Piccolo, con un peso molto basso e una potenza eccezionale era un gioiello di meccanica, l'intero aereo venne realizzato e concepito attorno al motore come se alla FIAT si siano detto:
« Bene Signori, abbiamo un motore che deve volare. Mettiamoci due ali, un pilota e tutta la buona volontà per battere gli inglesi! »
Tecnicamente perfetto e con soluzioni invidiabili, non si dimostrò però un valido velocista rispetto ai modelli rivali in concorso. Con soli 1.160Kg a pieno carico e con il suo propulsore FIAT AS.5 che erogava 1000cv, il C.29 viene descritto come un velivolo difficile da gestire e condurre in gara.
Al suo arrivo a Desenzano, l'aereo venne affidato alle abilità del pilota Mario Bernasconi che fu protagonista di un incidente che portò alla luce gravi problemi di instabilità dell'aereo in tutte le fasi operative; da una prima analisi, si convenne che i problemi del velivolo erano imputabili ad un'errata posizione del redan negli scarponi.
La FIAT procedette con un ristudio dei galleggianti riuscendo a risolvere il problema ma, fin dal primo volo nel giugno del 1929 sotto la conduzione del Sergente Maggiore Francesco Agello, raffigurò ancora una volta come l'aero era instabile e di difficile conduzione.
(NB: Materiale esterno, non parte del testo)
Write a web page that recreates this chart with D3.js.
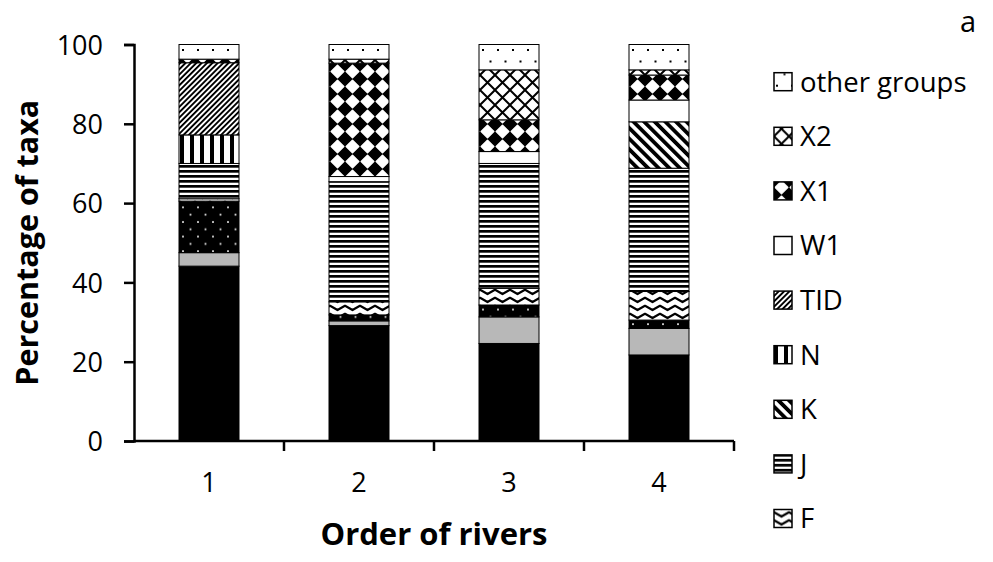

Nella sua permanenza a Desenzano, il C.29, subì varie modifiche e altrettanti incidenti che indussero il prodotto FIAT avvicinarsi per soluzioni tecniche ai Macchi rivali in concorso.
Nello sviluppo fanno capolino anche il cupolino completamente chiuso e la colorazione rossa con relativa attribuzione del numero di serie N.129.
Le prove di velocità continuarono fino al 16 luglio dello stesso anno quando dopo una serie di voli, nella manovra di atterraggio i galleggianti incontrarono ad alta velocità un'onda generata dalla scia di un motoscafo che scatenarono nell'aereo una reazione improvvisa ponendolo in posizione verticale sulla coda.
La tragicità dell'impatto portò alla distruzione del N.129 ma senza conseguenze per il pilota F.Agello, la FIAT rispose fornendo immediatamente al reparto di Desenzano un nuovo C.29 con il numero seriale N.130 che già integrava le modifiche apportate nel N.129 ma la sorte non voleva proprio vedere questo aereo partecipare alla Coppa Schneider.
Passò poco tempo che il nuovo velivolo si schiantò nel lago, ancora una volta senza conseguenze per il pilota, quindi un nuovo restauro e ripresa dei voli con un nuovo seriale N.130bis.
Purtroppo la difficoltà di messa appunto e la fresca memoria dei due incidenti, spinsero la FIAT al ritiro dalla competizione lasciando spazio al più collaudato Macchi M.52r.
foto di Luigi Gorena, marzo 1973 |
Che considerazioni si possono fare su questo velivolo? Sicuramente va ricordato come il banco di prova del motore FIAT AS.5 che solo qualche anno dopo, "gemellato", ha dato vita e concretezza al record di velocità che tutti conosciamo... tuttavia questo velivolo ha una linea che mi piace moltissimo, a tratti impacciata, a tratti filante che rappresenta un'icona di giunzione tra passato, presente e futuro. Volendo forzare un raffronto solo per divertimento... non vi viene in mente nessuna navetta spaziale di qualche film di fantascienza?